USS HARRY S. TRUMAN, At Sea (NNS) -- This year aboard USS Harry S. Truman (CVN 75) 32 Sailors donned khaki uniforms and chief petty officer (CPO) combination covers for the first time during a chief pinning ceremony Sept. 16.

The chiefs' pinning ceremony is a Navy tradition, which dates back to when the CPO pay-grade was created in 1893. The ceremony signifies these Sailors are ready to take on the additional responsibilities of a chief petty officer.

"I think it is an honor to be selected to such a prestigious rank," said Chief Aviation Boatswain's Mate [Handling](AW/SW) Lennis Herd. "There is a lot of history and tradition that comes along with the rank. It is truly an honor to be a part of that." Every new chief has their own unique view point on what becoming a chief means to them.

"My father is a retired chief," said Herd. "To me, becoming a chief means carrying on a legacy, carrying on that Navy tradition."

"Being a chief to me is a culmination of 10 years," said Chief Hospital Corpsman (SW/AW/ FMF) Dusty Webb. "My primary goal is to mentor and train junior Sailors. This is a point in my career where I can finally give back."

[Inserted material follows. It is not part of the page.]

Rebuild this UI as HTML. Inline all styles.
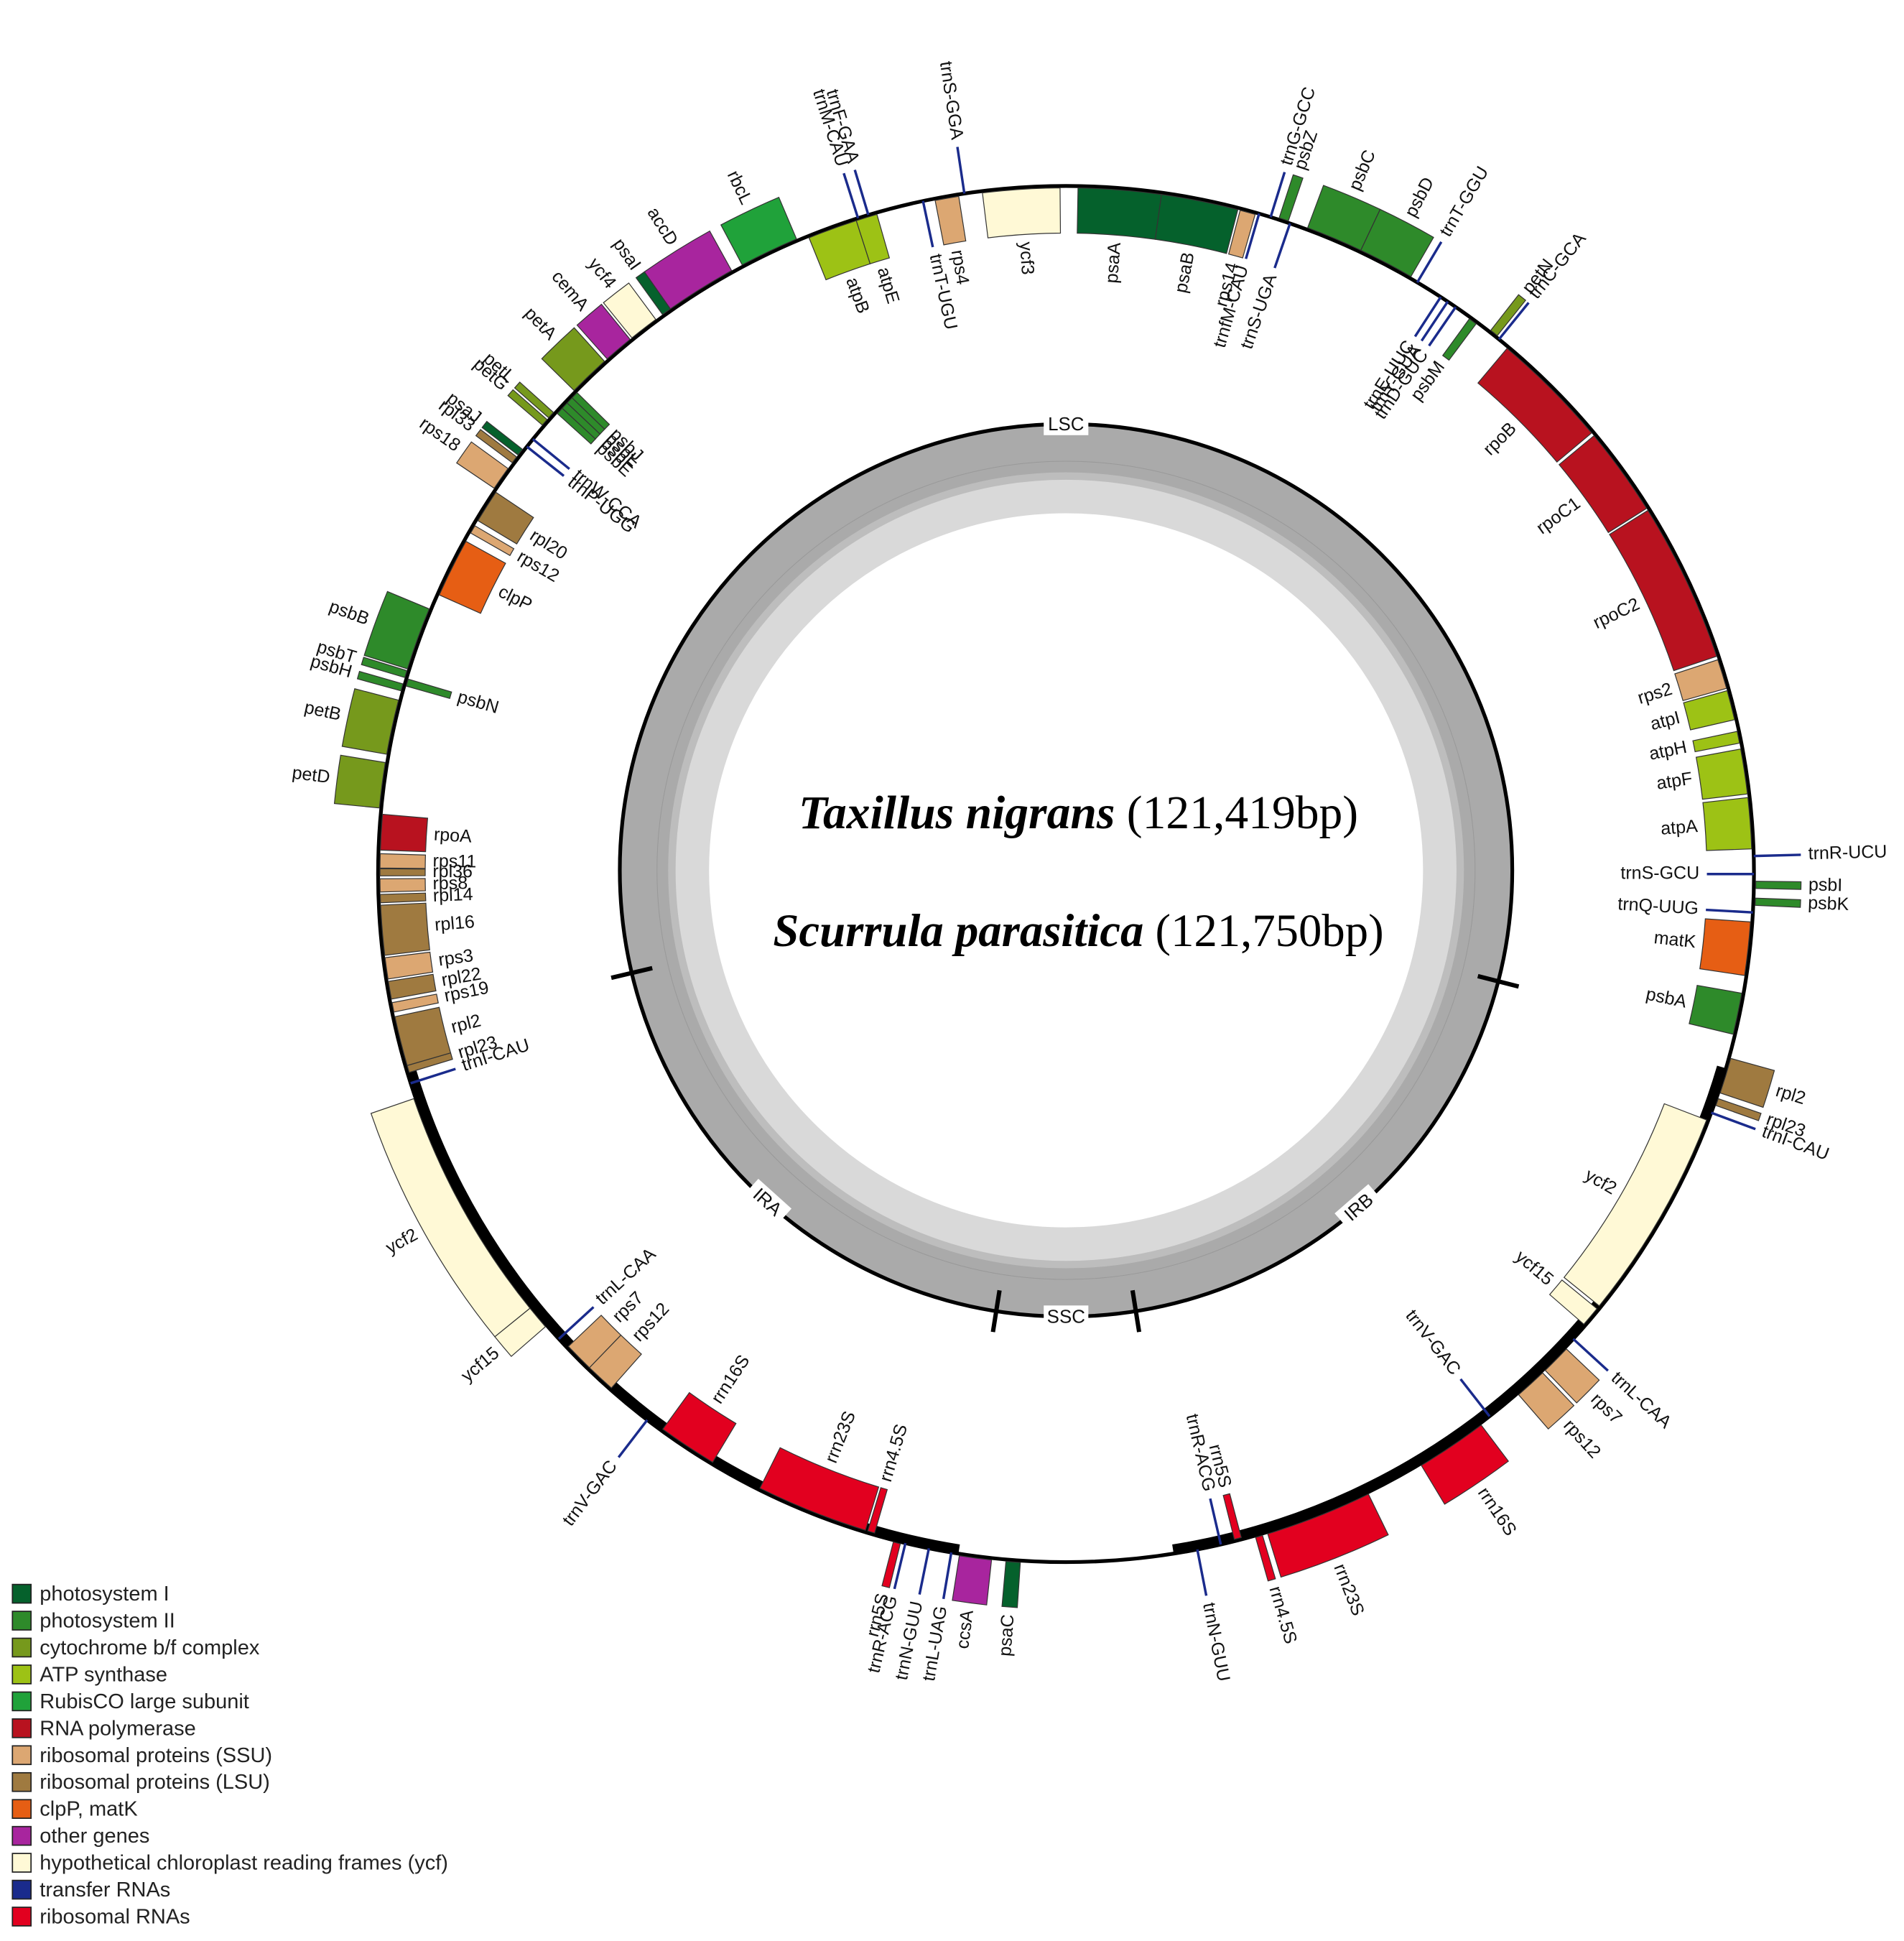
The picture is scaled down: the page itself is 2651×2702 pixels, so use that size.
<!DOCTYPE html>
<html><head><meta charset="utf-8"><style>
html,body{margin:0;padding:0;background:#fff}
svg{display:block}
text{font-family:"Liberation Sans",sans-serif}
</style></head><body>
<svg id="map" xmlns="http://www.w3.org/2000/svg" width="2651" height="2702" viewBox="0 0 1536 1565.6">
<rect width="1536" height="1566" fill="#fff"/>
<g id="gc">
<circle cx="860" cy="702" r="324" fill="none" stroke="#d9d9d9" stroke-width="72"/>
<circle cx="860" cy="702" r="340" fill="none" stroke="#aaaaaa" stroke-width="40"/>
<circle cx="860" cy="702" r="318" fill="none" stroke="#bdbdbd" stroke-width="6"/>
<circle cx="860" cy="702" r="330" fill="none" stroke="#999" stroke-width="0.6"/>
<circle cx="860" cy="702" r="360" fill="none" stroke="#000" stroke-width="3"/>
</g>
<g id="genes"></g>
<g id="center-title" text-anchor="middle">
<text x="870" y="668" font-size="38" style="font-family:'Liberation Serif',serif"><tspan font-style="italic" font-weight="bold">Taxillus nigrans</tspan> (121,419bp)</text>
<text x="870" y="763" font-size="37.5" style="font-family:'Liberation Serif',serif"><tspan font-style="italic" font-weight="bold">Scurrula parasitica</tspan> (121,750bp)</text>
</g>
<g id="legend"></g>
</svg>
<script>
const CX=860, CY=705, R=555, T=38;
const colors={psI:'#05612c',psII:'#2e8a2a',cyt:'#76991c',atp:'#9dc215',rbc:'#20a23a',rpo:'#b8121f',ssu:'#dca772',lsu:'#9f7a40',clp:'#e65e14',oth:'#a8259e',ycf:'#fff9d6',trn:'#1a2b8c',rrn:'#e2001f'};
const legendLabels=['photosystem I','photosystem II','cytochrome b/f complex','ATP synthase','RubisCO large subunit','RNA polymerase','ribosomal proteins (SSU)','ribosomal proteins (LSU)','clpP, matK','other genes','hypothetical chloroplast reading frames (ycf)','transfer RNAs','ribosomal RNAs'];
const legendKeys=['psI','psII','cyt','atp','rbc','rpo','ssu','lsu','clp','oth','ycf','trn','rrn'];
const geneNames=['psaA','psaB','rps14','trnfM-CAU','trnG-GCC','psbZ','trnS-UGA','psbC','psbD','trnT-GGU','trnE-UUC','trnY-GUA','trnD-GUC','psbM','petN','trnC-GCA','rpoB','rpoC1','rpoC2','rps2','atpI','atpH','atpF','atpA','trnR-UCU','trnS-GCU','psbI','psbK','trnQ-UUG','matK','psbA',
'rpl2','rpl23','trnI-CAU','ycf2','ycf15','trnL-CAA','rps7','rps12','trnV-GAC','rrn16S','rrn23S','rrn4.5S','rrn5S','trnR-ACG','trnN-GUU',
'psaC','ccsA','trnL-UAG',
'trnN-GUU','trnR-ACG','rrn5S','rrn4.5S','rrn23S','rrn16S','trnV-GAC','rps12','rps7','trnL-CAA','ycf15','ycf2','trnI-CAU','rpl23','rpl2',
'rps19','rpl22','rps3','rpl16','rpl14','rps8','rpl36','rps11','rpoA','petD','petB','psbH','psbN','psbT','psbB','clpP','rps12','rpl20','rps18','rpl33','psaJ','trnP-UGG','trnW-CCA','petG','petL','psbE','psbF','psbL','psbJ','petA','cemA','ycf4','psaI','accD','rbcL','atpB','atpE','trnM-CAU','trnF-GAA','trnT-UGU','rps4','trnS-GGA','ycf3'];
const geneStart=[1,8,14.7,16.3,17.3,18,19,20.5,25.3,30.7,33,33.7,34.5,36,38,39,40,50.3,58,71.8,74.5,78,79.5,83.6,88.5,90,90.6,92,93.2,94,100,
105.5,109,110.3,111,129.3,132.5,133.5,136.3,142,143,154,163.5,165.5,167,169,
183.8,186.2,189.6,
191.5,193.5,194.2,196.5,197,211,217.5,221.5,224,227.5,229,231,252.3,253.2,253.8,
258.4,259.5,261.2,263.2,267.6,268.5,269.9,270.5,272,275.5,280,285.4,285.9,286.6,287.3,294,299.8,301,304,306.6,307.4,308.4,309.2,310.6,311.4,312.2,312.8,313.4,314,314.5,318.3,321,324.2,325,332,338,342.2,342.4,343.3,348,349,351.5,353];
const geneEnd=[8,14.5,16,16.3,17.3,18.8,19,25.3,30,30.7,33,33.7,34.5,36.7,38.7,39,50,57.8,71.5,74.3,77,79,83.3,87.9,88.5,90,91.2,92.6,93.2,98.5,103.5,
108.5,109.6,110.3,129,131,132.5,136,139,142,149,163,164,165.5,167,169,
185,188.9,189.6,
191.5,193.5,194.2,196.5,206.5,216,217.5,224,226.5,227.5,231,251,252.3,253.8,258,
259.2,261,263,267.4,268.3,269.6,270.4,271.7,275,279.3,284.6,286,286.5,287.1,292.6,299,300.5,303.8,306,307.2,308,308.4,309.2,311.2,312,312.7,313.3,313.9,314.5,318,320.8,323.5,325,331,337,342.2,344,342.4,343.3,348,351,351.5,359.5];
const geneSide=['i','i','i','i','o','o','i','o','o','o','i','i','i','i','o','o','i','i','i','i','i','i','i','i','o','i','o','o','i','i','i',
'o','o','o','i','i','o','o','o','i','o','o','o','i','i','o',
'o','o','o',
'o','o','o','i','i','i','o','i','i','i','o','o','i','i','i',
'i','i','i','i','i','i','i','i','i','o','o','o','i','o','o','i','i','i','o','o','o','i','i','o','o','i','i','i','i','o','o','o','o','o','o','i','i','o','o','i','i','o','i'];
const geneCat=['psI','psI','ssu','trn','trn','psII','trn','psII','psII','trn','trn','trn','trn','psII','cyt','trn','rpo','rpo','rpo','ssu','atp','atp','atp','atp','trn','trn','psII','psII','trn','clp','psII',
'lsu','lsu','trn','ycf','ycf','trn','ssu','ssu','trn','rrn','rrn','rrn','rrn','trn','trn',
'psI','oth','trn',
'trn','trn','rrn','rrn','rrn','rrn','trn','ssu','ssu','trn','ycf','ycf','trn','lsu','lsu',
'ssu','lsu','ssu','lsu','lsu','ssu','lsu','ssu','rpo','cyt','cyt','psII','psII','psII','psII','clp','ssu','lsu','ssu','lsu','psI','trn','trn','cyt','cyt','psII','psII','psII','psII','cyt','oth','ycf','psI','oth','rbc','atp','atp','trn','trn','trn','ssu','trn','ycf'];
const regionNames=['LSC','IRB','SSC','IRA'];
const regionBounds=[256.7,104.4,171,189];
const regionLabelAngle=[0,139,180,222];

const NS='http://www.w3.org/2000/svg';
function el(t,a,p){const e=document.createElementNS(NS,t);for(const k in a)e.setAttribute(k,a[k]);(p||document.getElementById('genes')).appendChild(e);return e;}
function pt(a,r){const t=a*Math.PI/180;return [CX+r*Math.sin(t),CY-r*Math.cos(t)];}
function sector(a0,a1,r0,r1){const p1=pt(a0,r1),p2=pt(a1,r1),p3=pt(a1,r0),p4=pt(a0,r0);const lg=(a1-a0)>180?1:0;
return `M${p1[0]},${p1[1]} A${r1},${r1} 0 ${lg} 1 ${p2[0]},${p2[1]} L${p3[0]},${p3[1]} A${r0},${r0} 0 ${lg} 0 ${p4[0]},${p4[1]}Z`;}
function arc(a0,a1,r){const p1=pt(a0,r),p2=pt(a1,r);const lg=(a1-a0)>180?1:0;return `M${p1[0]},${p1[1]} A${r},${r} 0 ${lg} 1 ${p2[0]},${p2[1]}`;}

const oc=el('circle',{cx:CX,cy:CY,r:R,fill:'none',stroke:'#000','stroke-width':3});


const ir1=el('path',{d:arc(regionBounds[1]+2,regionBounds[2],R-4),fill:'none',stroke:'#000','stroke-width':7});


const ir2=el('path',{d:arc(regionBounds[3],regionBounds[0]-1,R-4),fill:'none',stroke:'#000','stroke-width':7});



for(let i=0;i<geneNames.length;i++){
  let a0=geneStart[i],a1=geneEnd[i];const side=geneSide[i],cat=geneCat[i];
  const mid=(a0+a1)/2;
  if(cat==='trn'){
    const p=side==='o'?[pt(mid,R),pt(mid,R+T)]:[pt(mid,R-T),pt(mid,R)];
    const ln=el('line',{x1:p[0][0],y1:p[0][1],x2:p[1][0],y2:p[1][1],stroke:colors.trn,'stroke-width':2});
    
    
  } else {
    if(a1-a0<0.6){a0=mid-0.3;a1=mid+0.3;}
    const d=side==='o'?sector(a0,a1,R+1.5,R+T):sector(a0,a1,R-T,R-1.5);
    const b=el('path',{d:d,fill:colors[cat],stroke:'#333','stroke-width':0.7});
    
    
  }
  const rl=side==='o'?R+T+6:R-T-6;
  const p=pt(mid,rl);
  let rot,anchor;
  if(mid<180){rot=mid-90;anchor=side==='o'?'start':'end';}
  else{rot=mid-270;anchor=side==='o'?'end':'start';}
  const tx=el('text',{x:p[0],y:p[1],'font-size':14.5,'text-anchor':anchor,'dominant-baseline':'middle',fill:'#111',transform:`rotate(${rot} ${p[0]} ${p[1]})`});
  tx.textContent=geneNames[i];
  
  
}

const ICX=860,ICY=702,IR=360;
function ipt(a,r){const t=a*Math.PI/180;return [ICX+r*Math.sin(t),ICY-r*Math.cos(t)];}
for(let i=0;i<regionBounds.length;i++){
  const a=ipt(regionBounds[i],IR-17),b=ipt(regionBounds[i],IR+17);
  const tk=el('line',{x1:a[0],y1:a[1],x2:b[0],y2:b[1],stroke:'#000','stroke-width':3.5});
  
  
}
for(let i=0;i<regionNames.length;i++){
  const ang=regionLabelAngle[i];const p=ipt(ang,IR);
  let rot=ang>90&&ang<270?ang-180:ang;
  const g=el('g',{transform:`translate(${p[0]},${p[1]}) rotate(${rot})`});
  
  
  el('rect',{x:-18,y:-9,width:36,height:18,fill:'#fff'},g);
  const t=el('text',{x:0,y:1,'font-size':15,'text-anchor':'middle','dominant-baseline':'middle',fill:'#111'},g);
  t.textContent=regionNames[i];
}

const lg=document.getElementById('legend');
for(let i=0;i<legendLabels.length;i++){
  const y=1278+i*21.7;
  const r=el('rect',{x:10,y:y,width:15,height:15,fill:colors[legendKeys[i]],stroke:'#222','stroke-width':1},lg);
  
  
  const t=el('text',{x:32,y:y+13,'font-size':16.8,fill:'#222'},lg);
  t.textContent=legendLabels[i];
  
  
}
</script>
</body></html>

Putting on anchors for the first time is perhaps the most important moment in a Sailor's career. "The uniform is not the uniform without the anchors," said Webb. "When we marched out to the ceremony initially, we were not wearing the anchors. You're not a chief until you are wearing those anchors."

"It was a good feeling," said Herd. "The anchors I had for the pinning were actually my dad's anchors that he wore as a chief. My dad passed away last August, and when I put them on for the first time I felt like I was living up to his dream as well."

The pinning served as the final stage of the six-week CPO induction period that all chief selects throughout the Navy must go through before they can officially become chief petty officers.

"It is a process that is designed to change your thought process," said Webb. "It focuses on how you are perceived and how you approach certain situations. They want to take you out of that E-6 [first class petty officer] mind frame and make you a chief."

These new chiefs are among the best leaders Truman has to offer. Their decisions and actions as chiefs will help mold the future of the Navy.